▶ Work to do
All of the material should be reproduced exactly, with pictures left out.

▶ Source material

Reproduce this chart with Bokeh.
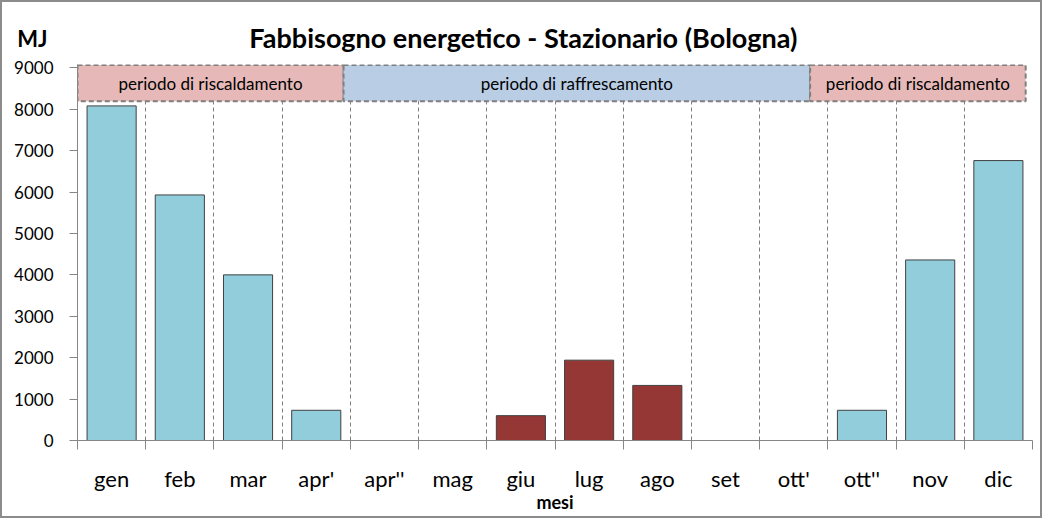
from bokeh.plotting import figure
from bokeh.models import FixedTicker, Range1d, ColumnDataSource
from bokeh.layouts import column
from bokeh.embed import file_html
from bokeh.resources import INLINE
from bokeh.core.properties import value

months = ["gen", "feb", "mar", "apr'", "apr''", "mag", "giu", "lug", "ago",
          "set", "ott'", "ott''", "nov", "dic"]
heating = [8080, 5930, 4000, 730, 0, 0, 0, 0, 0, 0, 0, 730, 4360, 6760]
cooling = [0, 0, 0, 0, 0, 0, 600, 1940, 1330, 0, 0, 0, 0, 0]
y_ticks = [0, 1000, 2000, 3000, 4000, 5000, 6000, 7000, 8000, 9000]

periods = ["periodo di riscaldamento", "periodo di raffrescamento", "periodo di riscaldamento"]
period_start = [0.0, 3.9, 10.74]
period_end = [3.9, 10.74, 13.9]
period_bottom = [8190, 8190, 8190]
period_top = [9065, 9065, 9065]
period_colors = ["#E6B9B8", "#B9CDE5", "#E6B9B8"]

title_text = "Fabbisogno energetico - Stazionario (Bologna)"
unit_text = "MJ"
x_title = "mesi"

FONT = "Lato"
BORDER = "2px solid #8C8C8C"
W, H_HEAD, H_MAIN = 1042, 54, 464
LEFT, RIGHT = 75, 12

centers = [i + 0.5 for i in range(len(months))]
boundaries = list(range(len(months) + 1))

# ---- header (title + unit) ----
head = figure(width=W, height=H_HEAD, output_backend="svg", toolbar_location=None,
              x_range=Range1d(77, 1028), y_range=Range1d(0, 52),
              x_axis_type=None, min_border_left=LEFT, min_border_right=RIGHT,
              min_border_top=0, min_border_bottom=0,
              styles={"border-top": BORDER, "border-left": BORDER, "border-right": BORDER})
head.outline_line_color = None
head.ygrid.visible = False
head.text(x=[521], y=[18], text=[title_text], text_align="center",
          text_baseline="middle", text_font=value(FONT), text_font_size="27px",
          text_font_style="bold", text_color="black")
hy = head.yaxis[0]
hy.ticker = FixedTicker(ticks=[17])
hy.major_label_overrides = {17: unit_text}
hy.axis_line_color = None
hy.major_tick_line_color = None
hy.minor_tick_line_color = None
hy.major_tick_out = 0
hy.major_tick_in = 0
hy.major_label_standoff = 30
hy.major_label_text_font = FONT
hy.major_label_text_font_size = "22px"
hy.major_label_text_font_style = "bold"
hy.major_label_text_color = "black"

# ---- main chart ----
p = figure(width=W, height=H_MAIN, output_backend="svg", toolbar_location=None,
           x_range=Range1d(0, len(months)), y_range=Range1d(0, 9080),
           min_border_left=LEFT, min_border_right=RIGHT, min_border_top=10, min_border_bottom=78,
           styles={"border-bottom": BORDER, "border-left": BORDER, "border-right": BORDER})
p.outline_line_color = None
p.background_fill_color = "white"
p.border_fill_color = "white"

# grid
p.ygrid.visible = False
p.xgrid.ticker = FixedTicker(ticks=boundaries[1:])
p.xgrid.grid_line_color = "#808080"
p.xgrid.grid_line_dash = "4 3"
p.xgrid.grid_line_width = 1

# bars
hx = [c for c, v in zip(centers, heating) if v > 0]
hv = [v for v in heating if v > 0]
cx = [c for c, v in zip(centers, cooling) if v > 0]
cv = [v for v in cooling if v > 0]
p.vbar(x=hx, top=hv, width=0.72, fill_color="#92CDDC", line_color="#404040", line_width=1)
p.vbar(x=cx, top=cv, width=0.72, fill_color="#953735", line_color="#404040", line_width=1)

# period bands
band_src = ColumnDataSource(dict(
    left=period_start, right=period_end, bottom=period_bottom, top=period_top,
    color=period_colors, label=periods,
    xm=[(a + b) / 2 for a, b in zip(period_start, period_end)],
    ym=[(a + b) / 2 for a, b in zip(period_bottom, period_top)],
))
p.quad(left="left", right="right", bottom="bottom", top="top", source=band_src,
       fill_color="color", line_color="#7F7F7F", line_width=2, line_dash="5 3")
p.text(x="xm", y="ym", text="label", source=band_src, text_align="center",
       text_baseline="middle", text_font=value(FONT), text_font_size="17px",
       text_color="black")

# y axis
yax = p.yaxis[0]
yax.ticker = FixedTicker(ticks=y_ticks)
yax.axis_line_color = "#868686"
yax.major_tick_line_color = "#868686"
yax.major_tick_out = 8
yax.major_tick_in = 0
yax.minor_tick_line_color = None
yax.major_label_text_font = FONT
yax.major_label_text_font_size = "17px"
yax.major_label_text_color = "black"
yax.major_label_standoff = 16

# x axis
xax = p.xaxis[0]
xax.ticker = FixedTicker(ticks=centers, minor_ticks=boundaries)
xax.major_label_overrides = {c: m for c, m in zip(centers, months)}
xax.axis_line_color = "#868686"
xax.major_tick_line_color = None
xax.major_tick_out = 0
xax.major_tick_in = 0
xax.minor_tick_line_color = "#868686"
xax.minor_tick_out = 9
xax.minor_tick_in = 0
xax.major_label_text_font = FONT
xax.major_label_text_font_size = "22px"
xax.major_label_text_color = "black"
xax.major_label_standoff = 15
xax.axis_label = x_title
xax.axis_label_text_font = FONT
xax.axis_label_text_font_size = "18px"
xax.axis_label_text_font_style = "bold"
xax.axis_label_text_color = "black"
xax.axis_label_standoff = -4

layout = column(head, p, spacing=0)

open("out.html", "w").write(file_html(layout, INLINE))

▶ Answer for the task
Reproduce this chart with Bokeh.
from bokeh.plotting import figure
from bokeh.models import FixedTicker, Range1d, ColumnDataSource
from bokeh.layouts import column
from bokeh.embed import file_html
from bokeh.resources import INLINE
from bokeh.core.properties import value

months = ["gen", "feb", "mar", "apr'", "apr''", "mag", "giu", "lug", "ago",
          "set", "ott'", "ott''", "nov", "dic"]
heating = [8080, 5930, 4000, 730, 0, 0, 0, 0, 0, 0, 0, 730, 4360, 6760]
cooling = [0, 0, 0, 0, 0, 0, 600, 1940, 1330, 0, 0, 0, 0, 0]
y_ticks = [0, 1000, 2000, 3000, 4000, 5000, 6000, 7000, 8000, 9000]

periods = ["periodo di riscaldamento", "periodo di raffrescamento", "periodo di riscaldamento"]
period_start = [0.0, 3.9, 10.74]
period_end = [3.9, 10.74, 13.9]
period_bottom = [8190, 8190, 8190]
period_top = [9065, 9065, 9065]
period_colors = ["#E6B9B8", "#B9CDE5", "#E6B9B8"]

title_text = "Fabbisogno energetico - Stazionario (Bologna)"
unit_text = "MJ"
x_title = "mesi"

FONT = "Lato"
BORDER = "2px solid #8C8C8C"
W, H_HEAD, H_MAIN = 1042, 54, 464
LEFT, RIGHT = 75, 12

centers = [i + 0.5 for i in range(len(months))]
boundaries = list(range(len(months) + 1))

# ---- header (title + unit) ----
head = figure(width=W, height=H_HEAD, output_backend="svg", toolbar_location=None,
              x_range=Range1d(77, 1028), y_range=Range1d(0, 52),
              x_axis_type=None, min_border_left=LEFT, min_border_right=RIGHT,
              min_border_top=0, min_border_bottom=0,
              styles={"border-top": BORDER, "border-left": BORDER, "border-right": BORDER})
head.outline_line_color = None
head.ygrid.visible = False
head.text(x=[521], y=[18], text=[title_text], text_align="center",
          text_baseline="middle", text_font=value(FONT), text_font_size="27px",
          text_font_style="bold", text_color="black")
hy = head.yaxis[0]
hy.ticker = FixedTicker(ticks=[17])
hy.major_label_overrides = {17: unit_text}
hy.axis_line_color = None
hy.major_tick_line_color = None
hy.minor_tick_line_color = None
hy.major_tick_out = 0
hy.major_tick_in = 0
hy.major_label_standoff = 30
hy.major_label_text_font = FONT
hy.major_label_text_font_size = "22px"
hy.major_label_text_font_style = "bold"
hy.major_label_text_color = "black"

# ---- main chart ----
p = figure(width=W, height=H_MAIN, output_backend="svg", toolbar_location=None,
           x_range=Range1d(0, len(months)), y_range=Range1d(0, 9080),
           min_border_left=LEFT, min_border_right=RIGHT, min_border_top=10, min_border_bottom=78,
           styles={"border-bottom": BORDER, "border-left": BORDER, "border-right": BORDER})
p.outline_line_color = None
p.background_fill_color = "white"
p.border_fill_color = "white"

# grid
p.ygrid.visible = False
p.xgrid.ticker = FixedTicker(ticks=boundaries[1:])
p.xgrid.grid_line_color = "#808080"
p.xgrid.grid_line_dash = "4 3"
p.xgrid.grid_line_width = 1

# bars
hx = [c for c, v in zip(centers, heating) if v > 0]
hv = [v for v in heating if v > 0]
cx = [c for c, v in zip(centers, cooling) if v > 0]
cv = [v for v in cooling if v > 0]
p.vbar(x=hx, top=hv, width=0.72, fill_color="#92CDDC", line_color="#404040", line_width=1)
p.vbar(x=cx, top=cv, width=0.72, fill_color="#953735", line_color="#404040", line_width=1)

# period bands
band_src = ColumnDataSource(dict(
    left=period_start, right=period_end, bottom=period_bottom, top=period_top,
    color=period_colors, label=periods,
    xm=[(a + b) / 2 for a, b in zip(period_start, period_end)],
    ym=[(a + b) / 2 for a, b in zip(period_bottom, period_top)],
))
p.quad(left="left", right="right", bottom="bottom", top="top", source=band_src,
       fill_color="color", line_color="#7F7F7F", line_width=2, line_dash="5 3")
p.text(x="xm", y="ym", text="label", source=band_src, text_align="center",
       text_baseline="middle", text_font=value(FONT), text_font_size="17px",
       text_color="black")

# y axis
yax = p.yaxis[0]
yax.ticker = FixedTicker(ticks=y_ticks)
yax.axis_line_color = "#868686"
yax.major_tick_line_color = "#868686"
yax.major_tick_out = 8
yax.major_tick_in = 0
yax.minor_tick_line_color = None
yax.major_label_text_font = FONT
yax.major_label_text_font_size = "17px"
yax.major_label_text_color = "black"
yax.major_label_standoff = 16

# x axis
xax = p.xaxis[0]
xax.ticker = FixedTicker(ticks=centers, minor_ticks=boundaries)
xax.major_label_overrides = {c: m for c, m in zip(centers, months)}
xax.axis_line_color = "#868686"
xax.major_tick_line_color = None
xax.major_tick_out = 0
xax.major_tick_in = 0
xax.minor_tick_line_color = "#868686"
xax.minor_tick_out = 9
xax.minor_tick_in = 0
xax.major_label_text_font = FONT
xax.major_label_text_font_size = "22px"
xax.major_label_text_color = "black"
xax.major_label_standoff = 15
xax.axis_label = x_title
xax.axis_label_text_font = FONT
xax.axis_label_text_font_size = "18px"
xax.axis_label_text_font_style = "bold"
xax.axis_label_text_color = "black"
xax.axis_label_standoff = -4

layout = column(head, p, spacing=0)

open("out.html", "w").write(file_html(layout, INLINE))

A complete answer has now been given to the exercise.